The Intelligence Explosion Demands a Data-Centric Response

Richard closes his piece with a question that every security leader should be sitting with right now: What happens when thousands of researchers use models like Mythos to discover new vulnerabilities?"

I'll add a companion question: What happens when thousands of AI agents — some friendly, some adversarial — are simultaneously trying to access, analyze, and act on your organization's most sensitive data?

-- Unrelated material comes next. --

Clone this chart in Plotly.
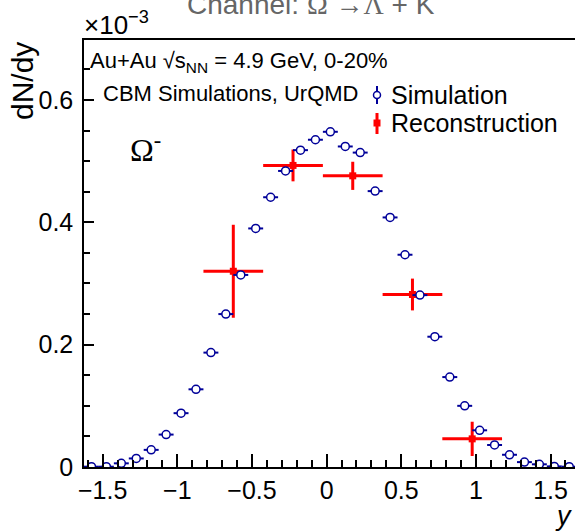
import plotly.graph_objects as go

# ---------------- data ----------------
sim_x = [-1.575, -1.475, -1.375, -1.275, -1.175, -1.075, -0.975, -0.875, -0.775, -0.675,
         -0.575, -0.475, -0.375, -0.275, -0.175, -0.075, 0.025, 0.125, 0.225, 0.325,
         0.425, 0.525, 0.625, 0.725, 0.825, 0.925, 1.025, 1.125, 1.225, 1.325,
         1.425, 1.525, 1.625]
sim_y = [0.0005, 0.0005, 0.006, 0.014, 0.028, 0.053, 0.088, 0.127, 0.187, 0.250,
         0.314, 0.390, 0.441, 0.484, 0.518, 0.535, 0.548, 0.524, 0.514, 0.451,
         0.408, 0.347, 0.281, 0.213, 0.147, 0.100, 0.060, 0.036, 0.020, 0.008,
         0.0044, 0.001, 0.0005]
sim_xerr = [0.05] * len(sim_x)
sim_yerr = [0.002] * len(sim_x)

rec_x = [-0.625, -0.225, 0.175, 0.575, 0.975]
rec_y = [0.320, 0.493, 0.476, 0.282, 0.046]
rec_xerr = [0.2, 0.2, 0.2, 0.2, 0.2]
rec_yerr = [0.076, 0.026, 0.023, 0.026, 0.028]

x_tickvals = [-1.5, -1, -0.5, 0, 0.5, 1, 1.5]
y_tickvals = [0, 0.2, 0.4, 0.6]
y_ticktext = ["0", "0.2", "0.4", "0.6"]

# ---------------- layout geometry ----------------
W, H = 575, 532
ML, MR, MT, MB = 84, 0, 40, 65
PW, PH = W - ML - MR, H - MT - MB

def px(xp):
    return (xp - ML) / PW

def py(yp):
    return (H - MB - yp) / PH

BLUE = "#000099"
RED = "#ff0000"
SANS = "Liberation Sans, Arial, sans-serif"
SERIF = "Liberation Serif, Times New Roman, serif"

fig = go.Figure()

fig.add_trace(go.Scatter(
    x=rec_x, y=rec_y, mode="markers",
    marker=dict(symbol="square", size=7, color=RED),
    error_x=dict(type="data", array=rec_xerr, color=RED, thickness=3, width=0),
    error_y=dict(type="data", array=rec_yerr, color=RED, thickness=3, width=0),
    showlegend=False, name="Reconstruction"))

fig.add_trace(go.Scatter(
    x=sim_x, y=sim_y, mode="markers",
    marker=dict(symbol="circle", size=8, color="white", line=dict(color=BLUE, width=1.5)),
    error_x=dict(type="data", array=sim_xerr, color=BLUE, thickness=2, width=0),
    error_y=dict(type="data", array=sim_yerr, color=BLUE, thickness=2, width=0),
    showlegend=False, name="Simulation"))

fig.update_layout(
    width=W, height=H,
    margin=dict(l=ML, r=MR, t=MT, b=MB),
    paper_bgcolor="white", plot_bgcolor="white",
    font=dict(family=SANS, color="black", size=25),
    xaxis=dict(range=[-1.625, -1.625 + PW / 149.3], showgrid=False, zeroline=False,
               showline=True, linecolor="black", linewidth=1.5, mirror=True,
               ticks="inside", ticklen=13, tickwidth=1.5, tickcolor="black",
               tickvals=x_tickvals, tickfont=dict(size=25, family=SANS),
               minor=dict(dtick=0.1, tick0=0, ticks="inside", ticklen=7, tickwidth=1.5, tickcolor="black")),
    yaxis=dict(range=[0, PH / 611.7], showgrid=False, zeroline=False,
               showline=True, linecolor="black", linewidth=1.5,
               ticks="inside", ticklen=10, tickwidth=1.5, tickcolor="black",
               tickvals=y_tickvals, ticktext=y_ticktext, tickfont=dict(size=25, family=SANS),
               ticklabelstandoff=4,
               minor=dict(dtick=0.05, tick0=0, ticks="inside", ticklen=6, tickwidth=1.5, tickcolor="black")),
)

ann = []
# title (partially cut at the top, as in the reference)
ann.append(dict(text="Channel: <span style='font-family:Liberation Serif'>Ω</span> →<span style='font-family:Liberation Serif'>Λ</span> + K",
                x=px(311), y=py(5), xref="paper", yref="paper", xanchor="center", yanchor="middle",
                showarrow=False, font=dict(size=28, color="#666666", family=SANS)))
# exponent
ann.append(dict(text="×10<sup>−3</sup>", x=px(82), y=py(24), xref="paper", yref="paper",
                xanchor="left", yanchor="middle", showarrow=False, font=dict(size=26, family=SANS)))
# y title
ann.append(dict(text="dN/dy", textangle=-90, x=px(22), y=py(40), xref="paper", yref="paper",
                xanchor="center", yanchor="top", showarrow=False, font=dict(size=30, family=SANS)))
# x title
ann.append(dict(text="<i>y</i>", x=px(574), y=py(533), xref="paper", yref="paper",
                xanchor="right", yanchor="bottom", showarrow=False, font=dict(size=27, family=SANS)))
# info texts
ann.append(dict(text="Au+Au √s<sub>NN</sub> = 4.9 GeV, 0-20%", x=px(88), y=py(62), xref="paper", yref="paper",
                xanchor="left", yanchor="middle", showarrow=False, font=dict(size=22, family=SANS)))
ann.append(dict(text="CBM Simulations, UrQMD", x=px(101), y=py(93), xref="paper", yref="paper",
                xanchor="left", yanchor="middle", showarrow=False, font=dict(size=22, family=SANS)))
ann.append(dict(text="Ω<sup>-</sup>", x=px(128), y=py(148), xref="paper", yref="paper",
                xanchor="left", yanchor="middle", showarrow=False, font=dict(size=32, family=SERIF)))
# legend texts
ann.append(dict(text="Simulation", x=px(389), y=py(95), xref="paper", yref="paper",
                xanchor="left", yanchor="middle", showarrow=False, font=dict(size=25, family=SANS)))
ann.append(dict(text="Reconstruction", x=px(389), y=py(123), xref="paper", yref="paper",
                xanchor="left", yanchor="middle", showarrow=False, font=dict(size=25, family=SANS)))
fig.update_layout(annotations=ann)

# legend symbols
shapes = []
shapes.append(dict(type="line", xref="paper", yref="paper", x0=px(377), x1=px(377), y0=py(86), y1=py(104),
                   line=dict(color=BLUE, width=2)))
shapes.append(dict(type="circle", xref="paper", yref="paper", xsizemode="pixel", ysizemode="pixel",
                   xanchor=px(377), yanchor=py(95), x0=-3.5, x1=3.5, y0=-3.5, y1=3.5,
                   line=dict(color=BLUE, width=1.5), fillcolor="white"))
shapes.append(dict(type="line", xref="paper", yref="paper", x0=px(377), x1=px(377), y0=py(113), y1=py(134),
                   line=dict(color=RED, width=3)))
shapes.append(dict(type="rect", xref="paper", yref="paper", xsizemode="pixel", ysizemode="pixel",
                   xanchor=px(377), yanchor=py(123), x0=-3.5, x1=3.5, y0=-3.5, y1=3.5,
                   line=dict(color=RED, width=0), fillcolor=RED))
fig.update_layout(shapes=shapes)

fig.write_html("out.html")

The perimeter cannot answer that question. The perimeter was not designed for a world where the threat isn’t a human attacker probing your firewall, but an AI model that can chain blind SQL injection vulnerabilities into account takeovers, find 27-year-old bugs in hardened operating systems, and do it all at machine speed, at scale, without sleeping.

The only architecture that can answer that question is one where the protection lives in the data itself. Where the policy is cryptographic, not perimeter-based. Where access control is granular, auditable, and revocable — not dependent on whether the wall held.

That is the tiny speedboat. That is TDF. That is the architectural evolution that Mythos makes not just compelling, but urgent.